You Need to Stop Worrying About “Colour Theory”: The Ineffective Practice of Unintegrated Practice
I focus primarily on how this relates to the illustration practice. This is also a critique of the approach to studying and practicing illustration fundamentals, but ultimately is entirely my own subjective opinion rooted in my own personal experience, as well as observation of other artists online.
Particularly in online internet art culture, there is an overemphasis on the importance of fundamental studies.
There’s a lot of talk on how important it is to do “anatomy studies” and “face studies” and “pose studies” and “colour theory studies” but rarely ever is it emphasised how important it is to actually integrate that study into your artwork. Practice drawing muscles and clothing folds all you want, but if you aren’t integrating that knowledge of muscles and clothing folds consistently into your regular artwork, you are wasting your time on “studying fundamentals”. Learn the major scale, but if you never keep that knowledge and never spot it in other music pieces, what even was the point?
It isn’t uncommon to see artists online talk about “colour theory” as if it were some kind of mystical doohickey they have yet to master. The truth is, “colour theory” doesn’t matter as much as you think it does. And you can easily “master” it if you understand it outside of an isolated context. Colour works in tandem with qualities like composition, lighting, context, literally anything else about an artwork. And honestly, the secret hack to unlocking colour theory is to just ignore the colours and focus on the values. That’s literally it. You can make any colour look good as long as the lights and darks look good.
Skills such as being able to identity qualities that make something look a certain way through keen observation are often dismissed in favour of more “practical” theoretical studies. The result of studying “colour theory” should be a strengthened analytical view on art; your ability to instantly recognise how colours interact in a visual context and how it communicates the overall piece. You “learn” colour theory through being able to identify instances of colour relationships that stand out to the viewer. Likewise, it is paramount to understand how artists interpret gestures and human anatomy situated in the context of their art piece, which, of course, is a skill gained through keen and active observation. This is not to dismiss the importance of deliberate isolated study of fundamentals. It always helps to understand that this colour next to that colour doesn’t always create the contrast you want, or that this muscle attaches itself to that muscle in this way. These are important things to understand. But when art studies are often unintegrated, vapid, or merely uncritical copies of existing things, are you really learning anything?
Another thing I’d like to point out is that I personally take a concept-based approach to all the art I produce, with the technical and fundamental skills falling into place after. I believe that the idea and communication of an artwork will ultimately overshadow the perceived “anatomy skill level” or whatever (because it really is just stylisation, isn't it?).

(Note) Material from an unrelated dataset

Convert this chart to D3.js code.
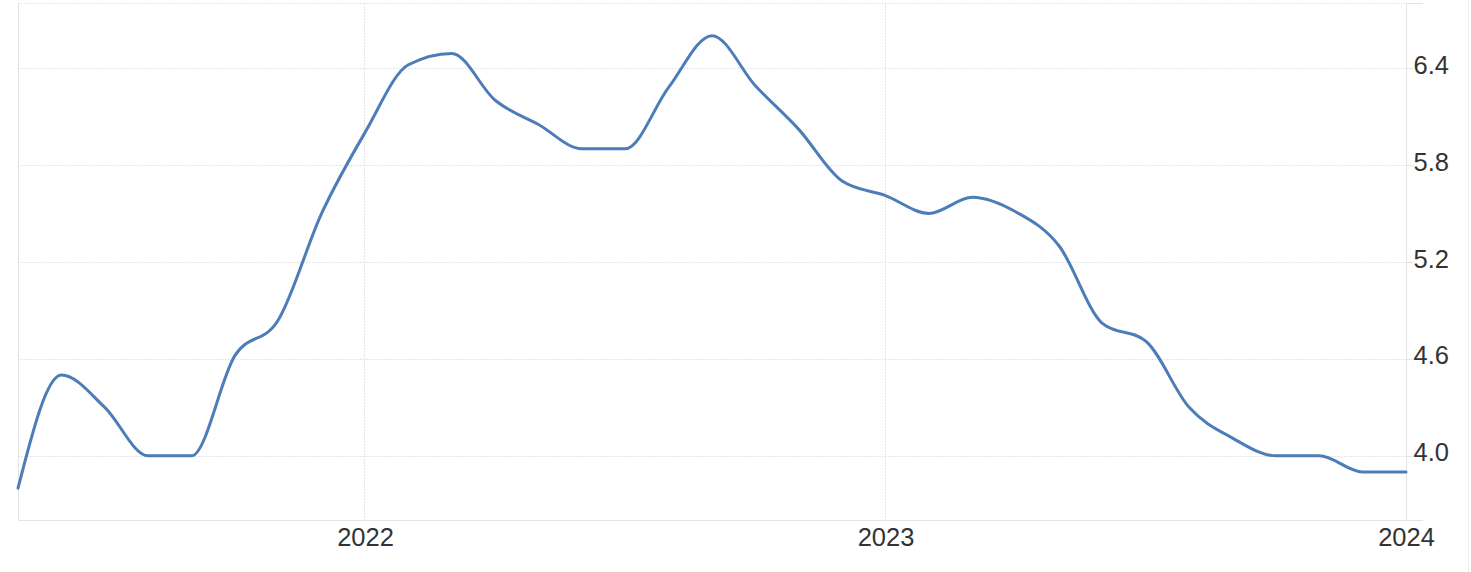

And the ability to communicate the intentions, atmosphere, or message of an artwork are the things that should be aided by a strengthened understanding of art fundamentals. If you draw an eye like that of an .SVG icon, it still communicates that it’s an eye, and that’s what’s important!. (Granted, I am a graphic designer and I don’t care so much for "realistic" illustrations, because I have a baseline understanding of communication and how formal qualities aid that.)
You can begin to improve an ineffective practice by ensuring whatever you learn from fundamental studies gets put to practice in your real art. Naturalise your understanding into your practice. Do not make fundamental studies “boring” or “tedious”. People tend to frame fundamentals as “boring but necessary”, but that only shows that you see theory and practice as two different circles that never overlap. They come in pairs! The venn diagram overlap of Craft and Concept are glued together!
Art is the fullest expression of human creativity, thought, and emotion through craft. At the end of the day, everything is subjective, as is this writing. I believe art should be enjoyable and largely practical. Don’t toil over constantly “having to do anatomy studies” because it’s ultimately unhelpful. Draw something you want to draw, and with enough observation, the muscle memory and mental notes you retain will show through. Your ability to look at things analytically is just as important, if not MORE, than your ability to understand how many heads tall an adult human is. Art is supposed to be enjoyable, so keep it that way!